The autopsy report showed Herisse was drunk at the time of his death: his blood tested positive for alcohol at a level of .14 – nearly twice the legal limit.
Also, days after the 2011 shooting, police found a weapon wrapped in a towel hidden in Herisse’s car. Then-Police Chief Carlos Noriega trumpeted the gun’s discovery as “good news.”
But a gunshot residue report released last month showed that Herisse did not fire any weapons that night.
The Miami Beach Police union has defended the officers’ actions, saying Herisse’s driving put their lives and the lives of others in danger.
The case has been kept under wraps for the past two years, with family members, wounded bystanders and their lawyers fighting to get information about the investigation.
Last month, a Miami-Dade circuit judge ordered the autopsy report released, as part of a civil suit sought by the wounded bystanders and Herisse’s relatives.
However, most of the records remain sealed while prosecutors decide whether the officers were justified in using lethal force.
Porter, the family attorney, said he will file a wrongful death lawsuit within two weeks.
As the city prepares for another weekend, some 50 residents and business owners met with Miami Beach Police Wednesday, listening to investigators and neighborhood-resource officers discuss Memorial Day preparations.
Officers assured the group that the department will be ready to deal with anything, from prostitution to pot to drunken driving.
Officers will patrol Miami Beach streets on foot, on bicycles and in marked and unmarked vehicles in 12-hour shifts from May 24 through May 27. A DUI checkpoint will be set up on May 24th and DUI saturation patrols will be rolling on the 25th and 26th.
Like last year, police will use license-plate readers on the MacArthur and Julia Tuttle causeways to check for outstanding warrants and other red flags.
“If you see anything that concerns you, call us, or grab the nearest police officer,” Sgt.
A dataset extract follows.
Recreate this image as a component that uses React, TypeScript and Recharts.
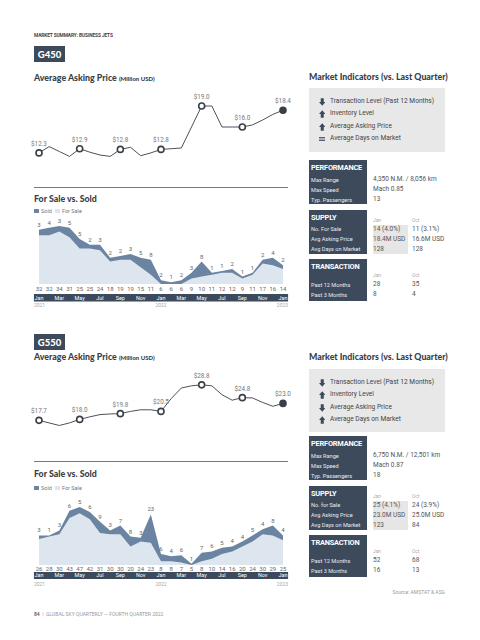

Darrell Prieto said. “You won’t go a block without seeing a cop that weekend.”
During last year’s events, police made 373 arrests. That was the lowest on record since Urban Beach Week started in 2001.
“Last year was a vast improvement over previous years,” said Capt. Enrique Doce, a 24-year veteran who has overseen the department’s Memorial Day weekend plan for the past five years.
“It was safer and more enjoyable for everyone. And that’s our message: Come on over, and enjoy what we have to offer. If everyone follows the rules, we’ll all have a good time.”